Wholesale Prices Rise 0.4%
The Producer Price Index (PPI) rose 0.4% in September
after rising 0.3% in August and 0.6% in July. In the 12 months through July the PPI rose 0.4%, the first positive year-over-year reading in six months. Excluding the volatile food, energy and trade services components, producer prices rose 0.4% in September and was up 0.7% year over year. The overall increase in the PPI was about twice what economists had expected but was primarily driven by prices returning to normal as the economy reopened rather than a sustained increase in inflation. The wholesale cost of goods increased 0.4%, boosted by a 14.7% increase in the price of iron and scrap. Analysts noted that while pandemic-related price distortions are reversing, the trend in inflation is expected to remain subdued for some time.
 
Q3 GDP Soars 33.1%
GDP soared at a record annualized rate of 33.1%
after plunging 31.4% in the second quarter, according to the first estimate from the Commerce Department. The big increase in GDP was widely anticipated and driven by a 40.7% increase in personal consumption expenditures, which reflects the reopening of the economy. Consumer spending on goods has been much stronger than spending on services, most likely because many services involve close personal contact. Nevertheless, personal spending on services rose a solid 38.4% in Q3 after plummeting 41.8% in Q2. Other areas of strength included business spending on equipment, which jumped 70.1% and easily offset the 35.9% drop in the second quarter.
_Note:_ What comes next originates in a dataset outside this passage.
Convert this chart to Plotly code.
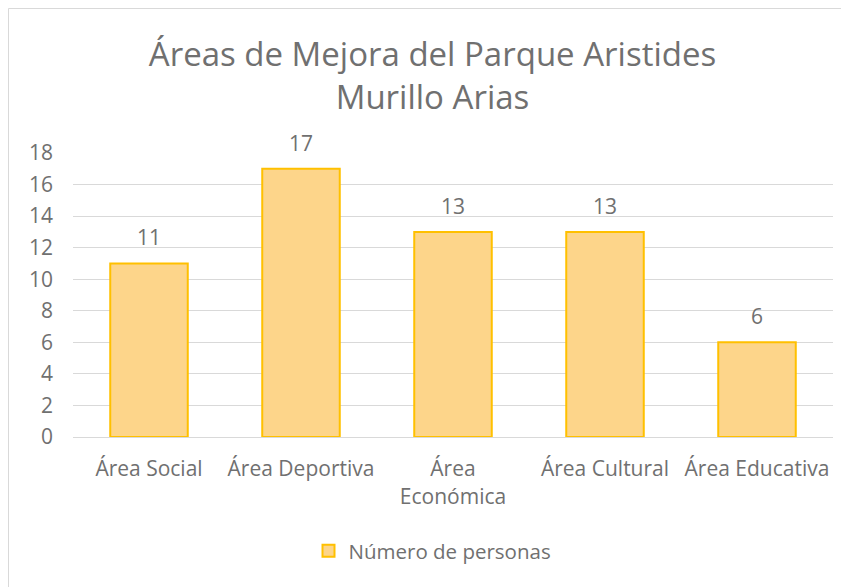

Residential construction soared 59.3%, but nonresidential construction spending fell 14.6%, the fourth consecutive quarterly decline for this spending component. Growth in the fourth quarter is expected to slow sharply, with analysts predicting that GDP will grow at an annualized rate around 6%, assuming that severe CV19 restrictions are not put back in place. Analysts remain concerned that a full business recovery could take longer as the virus resurges and many business sectors remain under pressure.